A série ganhou três versões animadas, mas a mais famosa é o longa metragem de 1981, feito por Isao Takahata, diretor de Túmulo dos Vagalumes e um dos alicerces da Ghibli. Ele é um diretor de tanto talento que Hayao Miyazaki e Yoshiyuki Tomino (criador de Gundam), dois gigantes da animação japonesa, apontam ele como mestre. Quando foi indicado para fazer o filme, ele quase recusou. Leu o mangá e não percebeu onde estava a genialidade daquilo. Mas buscando saber mais, ele foi até Osaka, andou em sua periferia e percebeu. Aquilo, que parecia tão falso, era completamente realísta e minucioso para quem vivia em Osaka!

O longa tinha um detalhe especial. Para viver os personagens e seu sotaque tão forte, foram chamados atores e comediantes naturais de Osaka, que deram um tom realista para o anime. Por exemplo, a voz de Chie é da cantora, atriz e ativista feminista Chinatsu Nakayama e muitos dos nomes do anime hoje são lendas vivas da comédia japonesa.

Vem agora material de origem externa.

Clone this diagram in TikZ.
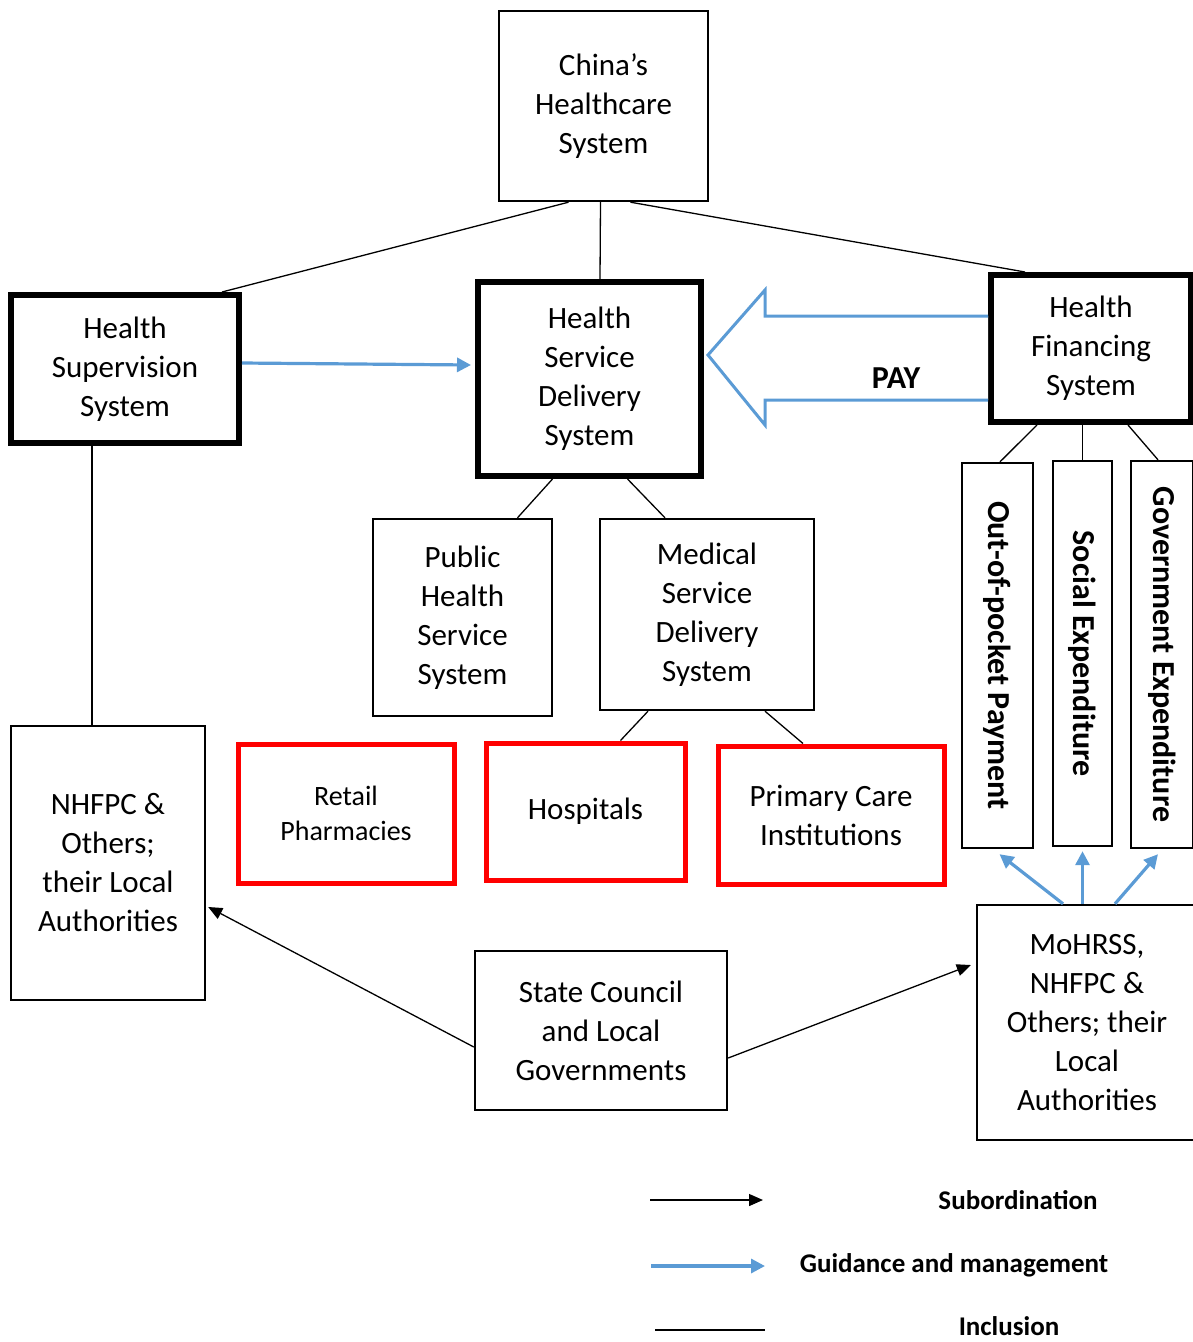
\documentclass[tikz,border=0pt]{standalone}
\usepackage{fontspec}
\setmainfont{Carlito}
\usetikzlibrary{arrows.meta,calc}
\definecolor{gblue}{HTML}{5B9BD5}
\definecolor{rred}{HTML}{FF0000}
\begin{document}
\begin{tikzpicture}[x=1pt,y=-1pt,
  box/.style={draw=black,line width=2.4pt,align=center,inner sep=0pt,
    font=\fontsize{31}{39}\selectfont},
  thickbox/.style={box,line width=6pt},
  redbox/.style={box,draw=rred,line width=5pt},
  vbox/.style={box,font=\fontsize{32}{36}\selectfont\bfseries},
  incl/.style={line width=1.3pt},
  sub/.style={line width=1.3pt,-{Triangle[length=14pt,width=12pt]}},
  guide/.style={draw=gblue,line width=3.2pt,-{Triangle[length=14pt,width=14pt]}},
  legtxt/.style={font=\fontsize{27}{30}\selectfont\bfseries,inner sep=0pt}]
\useasboundingbox (0,0) rectangle (1192,1342);

% main boxes
\node[box,minimum width=209pt,minimum height=190pt] (china) at (603.5,106) {China’s\\Healthcare\\System};
\node[thickbox,minimum width=228pt,minimum height=148pt] (hsup) at (125,369) {Health\\Supervision\\System};
\node[thickbox,minimum width=223pt,minimum height=194pt] (hsd) at (589.5,379) {Health\\Service\\Delivery\\System};
\node[thickbox,minimum width=200pt,minimum height=147pt] (hfin) at (1091,348.5) {Health\\Financing\\System};
\node[box,minimum width=179pt,minimum height=197pt] (public) at (462.5,617.5) {Public\\Health\\Service\\System};
\node[box,minimum width=214pt,minimum height=191pt] (medical) at (707,614.5) {Medical\\Service\\Delivery\\System};
\node[redbox,minimum width=216pt,minimum height=139pt,font=\fontsize{28}{35}\selectfont] (retail) at (346,813.5) {Retail\\Pharmacies};
\node[redbox,minimum width=199pt,minimum height=137pt] (hosp) at (585.5,811.5) {Hospitals};
\node[redbox,minimum width=226pt,minimum height=138pt] (primary) at (831,815) {Primary Care\\Institutions};
\node[box,minimum width=194pt,minimum height=274pt] (nhfpc) at (108,863) {NHFPC \&\\Others;\\their Local\\Authorities};
\node[box,minimum width=252pt,minimum height=159pt] (state) at (601,1030.5) {State Council\\and Local\\Governments};
\node[box,minimum width=220pt,minimum height=235pt] (mohrss) at (1087,1022.5) {MoHRSS,\\NHFPC \&\\Others; their\\Local\\Authorities};
\node[vbox,minimum width=71pt,minimum height=385pt] (oop) at (997.5,655.5) {\rotatebox{-90}{Out-of-pocket Payment}};
\node[vbox,minimum width=59pt,minimum height=385pt] (social) at (1082.5,653.5) {\rotatebox{-90}{Social Expenditure}};
\node[vbox,minimum width=62pt,minimum height=387pt] (govt) at (1162,654.5) {\rotatebox{-90}{Government Expenditure}};

% inclusion lines
\draw[incl] ([xshift=-35pt]china.south) -- ([xshift=97pt]hsup.north);
\draw[incl] ([xshift=-3pt]china.south) -- ([xshift=10.5pt]hsd.north);
\draw[incl] ([xshift=27pt]china.south) -- ([xshift=-66pt]hfin.north);
\draw[incl] ([xshift=-33pt]hsup.south) -- ([xshift=-16pt]nhfpc.north);
\draw[incl] ([xshift=-37pt]hsd.south) -- ([xshift=55pt]public.north);
\draw[incl] ([xshift=38pt]hsd.south) -- ([xshift=-42pt]medical.north);
\draw[incl] ([xshift=-59pt]medical.south) -- ([xshift=35pt]hosp.north);
\draw[incl] ([xshift=58pt]medical.south) -- ([xshift=-28pt]primary.north);
\draw[incl] ([xshift=-54pt]hfin.south) -- ([xshift=2.5pt]oop.north);
\draw[incl] (hfin.south -| social.north) -- (social.north);
\draw[incl] ([xshift=37pt]hfin.south) -- ([xshift=-4pt]govt.north);

% subordination
\draw[sub] ([yshift=-16.5pt]state.west) -- ([xshift=2pt,yshift=-44pt]nhfpc.east);
\draw[sub] ([yshift=-27.5pt]state.east) -- ([xshift=-5pt,yshift=57.5pt]mohrss.west);

% guidance
\draw[guide] ([yshift=6pt]hsup.east) -- ([xshift=-4pt,yshift=14pt]hsd.west);
\draw[guide] ([xshift=-24pt]mohrss.north) -- ([xshift=2pt,yshift=-5pt]oop.south);
\draw[guide] (mohrss.north -| social.south) -- ([yshift=-4pt]social.south);
\draw[guide] ([xshift=28pt]mohrss.north) -- ([xshift=-4pt,yshift=-5pt]govt.south);

% PAY block arrow
\coordinate (paytip) at ([xshift=4pt,yshift=24pt]hsd.east);
\coordinate (paytop) at ([yshift=32.5pt]hfin.west);
\coordinate (paybot) at ([yshift=-51.5pt]hfin.west);
\draw[gblue,line width=3pt,fill=white,line join=miter]
  (paytop) -- (paytop -| 765,0) -- (765,290) -- (paytip) -- (765,425) -- (paybot -| 765,0) -- (paybot);
\node[legtxt,font=\fontsize{32}{34}\selectfont\bfseries] (pay) at (896,378) {PAY};

% legend
\coordinate (l1a) at (650,1200); \coordinate (l1b) at (763,1200);
\coordinate (l2a) at (651,1266); \coordinate (l2b) at (765,1266);
\coordinate (l3a) at (655,1330); \coordinate (l3b) at (765,1330);
\draw[sub] (l1a) -- (l1b);
\draw[guide] (l2a) -- (l2b);
\draw[incl] (l3a) -- (l3b);
\node[legtxt] (lsub) at (1018,1200) {Subordination};
\node[legtxt] (lgui) at (954,1265) {Guidance and management};
\node[legtxt] (linc) at (1009,1326) {Inclusion};
\end{tikzpicture}
\end{document}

Virou uma obra de arte. Praticamente todos os dubladores de Jarinko Chie não tinham experiência alguma com dublagem e surgiram muitos improvisos, principalmente da parte de Norio Nishikawa, que fazia o papel de Tetsu. Muitas vezes, o som não casa com a animação da boca por causa disso, mas o resultado ficava tão engraçado que Takahata manteve. Depois desse filme, o diretor percebeu a vantagem da interpretação de pessoas que não tem experiência em animação e passou a usar muito isso, influenciando seu amigo, Hayao Miyazaki, que também passou a fazer o mesmo. Assim, Jarinko Chie influenciou diretamente praticamente tudo o que saiu com o selo da Ghibli desses dois diretores.

Takahata seria convidado novamente para dirigir Chie, dessa vez em uma série animada para a TV, ainda em 1981. Sua exigência foi o retorno do trio de dubladores do filme, mais o uso de dubladores que falassem com sotaque de Osaka naturalmente. A série de TV teve 65 episódios e média de 29% de audiência na região, um número inacreditável para um anime. Comparando, um evento como o Kohaku, que sempre tem os maiores índices de audiência, chega a uns 32%.

Posteriormente, um novo anime foi feito, sem o mesmo charme e empenho. Mas não tem problema, pois Jarinko Chie de 1981 é um anime com qualidade tão alta que mesmo hoje, pode ser assistido sem o menor problema.